> _WHAT YOU NEED TO DO_:
Transcribe the records that follow exactly. Skip the pictures.

> _EXERCISE MATERIALS_:
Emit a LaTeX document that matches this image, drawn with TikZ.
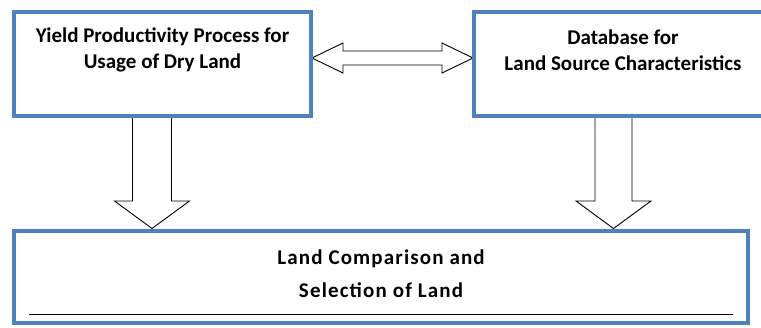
\documentclass[tikz,border=0pt]{standalone}
\usepackage{fontspec}
\setmainfont{Carlito}
\usetikzlibrary{calc,backgrounds}
\definecolor{boxblue}{HTML}{4F81BD}
\begin{document}
\begin{tikzpicture}[x=1pt,y=-1pt,
 box/.style={draw=boxblue,line width=3.5pt,fill=white,inner sep=0pt,outer sep=0pt},
 lbl/.style={font=\bfseries\fontsize{21}{26}\selectfont,align=center,inner sep=0pt},
 lblwide/.style={font=\bfseries\fontsize{21}{26}\selectfont\addfontfeature{LetterSpace=5.5},align=center,inner sep=0pt},
 blk/.style={draw=black,line width=0.9pt,fill=white,line join=miter}]
\useasboundingbox (0,0) rectangle (761,327);
\node[box,minimum width=297pt,minimum height=104pt] (b1) at (162.5,64) {};
\node[box,minimum width=300pt,minimum height=104pt] (b2) at (624,64) {};
\node[box,minimum width=734pt,minimum height=92pt] (b3) at (381,277) {};
\node[lbl] (t1) at ($(b1.center)+(0,-14)$) {Yield Productivity Process for\\Usage of Dry Land};
\node[lbl] (t2) at ($(b2.center)+(-1,-14)$) {Database for\\Land Source Characteristics};
\node[lblwide] (t3) at ($(b3.center)+(0,-3.5)$) {Land Comparison and\\[7pt]Selection of Land};
\draw[line width=1pt] ([shift={(15pt,9pt)}]b3.south west) -- ([shift={(-15pt,9pt)}]b3.south east);
\begin{scope}[on background layer]
\coordinate (la0) at ($(b1.south)+(-10.5,0)$);
\coordinate (la1) at (la0 |- b3.north);
\draw[blk] let \p1=(la0),\p2=(la1) in
  (\x1-19.5pt,\y1) -- (\x1+19.5pt,\y1) -- (\x1+19.5pt,\y2+30pt) -- (\x1+37.5pt,\y2+30pt)
  -- (\x1,\y2+2.5pt) -- (\x1-37.5pt,\y2+30pt) -- (\x1-19.5pt,\y2+30pt) -- cycle;
\coordinate (ra0) at ($(b2.south)+(-10.5,0)$);
\coordinate (ra1) at (ra0 |- b3.north);
\draw[blk] let \p1=(ra0),\p2=(ra1) in
  (\x1-18.5pt,\y1) -- (\x1+18.5pt,\y1) -- (\x1+18.5pt,\y2+30pt) -- (\x1+37.5pt,\y2+30pt)
  -- (\x1,\y2+2.5pt) -- (\x1-37.5pt,\y2+30pt) -- (\x1-18.5pt,\y2+30pt) -- cycle;
\coordinate (d0) at ($(b1.east)+(0,-6)$);
\coordinate (d1) at (d0 -| b2.west);
\draw[blk] let \p1=(d0),\p2=(d1) in
  (\x1+1pt,\y1) -- (\x1+32pt,\y1+15pt) -- (\x1+32pt,\y1+7pt) -- (\x2-32pt,\y1+7pt)
  -- (\x2-32pt,\y1+15pt) -- (\x2-1pt,\y1) -- (\x2-32pt,\y1-15pt) -- (\x2-32pt,\y1-7pt)
  -- (\x1+32pt,\y1-7pt) -- (\x1+32pt,\y1-15pt) -- cycle;
\end{scope}
\end{tikzpicture}
\end{document}
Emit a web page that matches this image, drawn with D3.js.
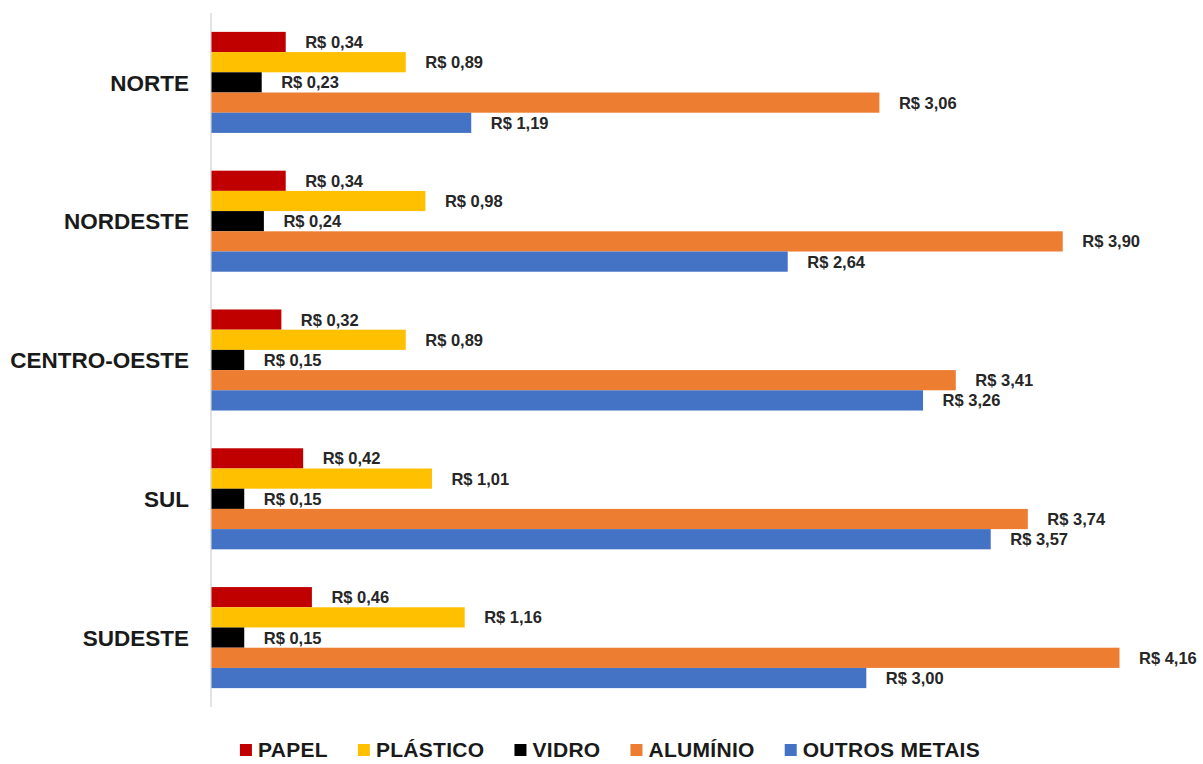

> _ANSWER IN FULL_:
Emit a LaTeX document that matches this image, drawn with TikZ.
\documentclass[tikz,border=0pt]{standalone}
\usepackage{fontspec}
\setmainfont{Carlito}
\usetikzlibrary{calc,backgrounds}
\definecolor{boxblue}{HTML}{4F81BD}
\begin{document}
\begin{tikzpicture}[x=1pt,y=-1pt,
 box/.style={draw=boxblue,line width=3.5pt,fill=white,inner sep=0pt,outer sep=0pt},
 lbl/.style={font=\bfseries\fontsize{21}{26}\selectfont,align=center,inner sep=0pt},
 lblwide/.style={font=\bfseries\fontsize{21}{26}\selectfont\addfontfeature{LetterSpace=5.5},align=center,inner sep=0pt},
 blk/.style={draw=black,line width=0.9pt,fill=white,line join=miter}]
\useasboundingbox (0,0) rectangle (761,327);
\node[box,minimum width=297pt,minimum height=104pt] (b1) at (162.5,64) {};
\node[box,minimum width=300pt,minimum height=104pt] (b2) at (624,64) {};
\node[box,minimum width=734pt,minimum height=92pt] (b3) at (381,277) {};
\node[lbl] (t1) at ($(b1.center)+(0,-14)$) {Yield Productivity Process for\\Usage of Dry Land};
\node[lbl] (t2) at ($(b2.center)+(-1,-14)$) {Database for\\Land Source Characteristics};
\node[lblwide] (t3) at ($(b3.center)+(0,-3.5)$) {Land Comparison and\\[7pt]Selection of Land};
\draw[line width=1pt] ([shift={(15pt,9pt)}]b3.south west) -- ([shift={(-15pt,9pt)}]b3.south east);
\begin{scope}[on background layer]
\coordinate (la0) at ($(b1.south)+(-10.5,0)$);
\coordinate (la1) at (la0 |- b3.north);
\draw[blk] let \p1=(la0),\p2=(la1) in
  (\x1-19.5pt,\y1) -- (\x1+19.5pt,\y1) -- (\x1+19.5pt,\y2+30pt) -- (\x1+37.5pt,\y2+30pt)
  -- (\x1,\y2+2.5pt) -- (\x1-37.5pt,\y2+30pt) -- (\x1-19.5pt,\y2+30pt) -- cycle;
\coordinate (ra0) at ($(b2.south)+(-10.5,0)$);
\coordinate (ra1) at (ra0 |- b3.north);
\draw[blk] let \p1=(ra0),\p2=(ra1) in
  (\x1-18.5pt,\y1) -- (\x1+18.5pt,\y1) -- (\x1+18.5pt,\y2+30pt) -- (\x1+37.5pt,\y2+30pt)
  -- (\x1,\y2+2.5pt) -- (\x1-37.5pt,\y2+30pt) -- (\x1-18.5pt,\y2+30pt) -- cycle;
\coordinate (d0) at ($(b1.east)+(0,-6)$);
\coordinate (d1) at (d0 -| b2.west);
\draw[blk] let \p1=(d0),\p2=(d1) in
  (\x1+1pt,\y1) -- (\x1+32pt,\y1+15pt) -- (\x1+32pt,\y1+7pt) -- (\x2-32pt,\y1+7pt)
  -- (\x2-32pt,\y1+15pt) -- (\x2-1pt,\y1) -- (\x2-32pt,\y1-15pt) -- (\x2-32pt,\y1-7pt)
  -- (\x1+32pt,\y1-7pt) -- (\x1+32pt,\y1-15pt) -- cycle;
\end{scope}
\end{tikzpicture}
\end{document}
Emit a web page that matches this image, drawn with D3.js.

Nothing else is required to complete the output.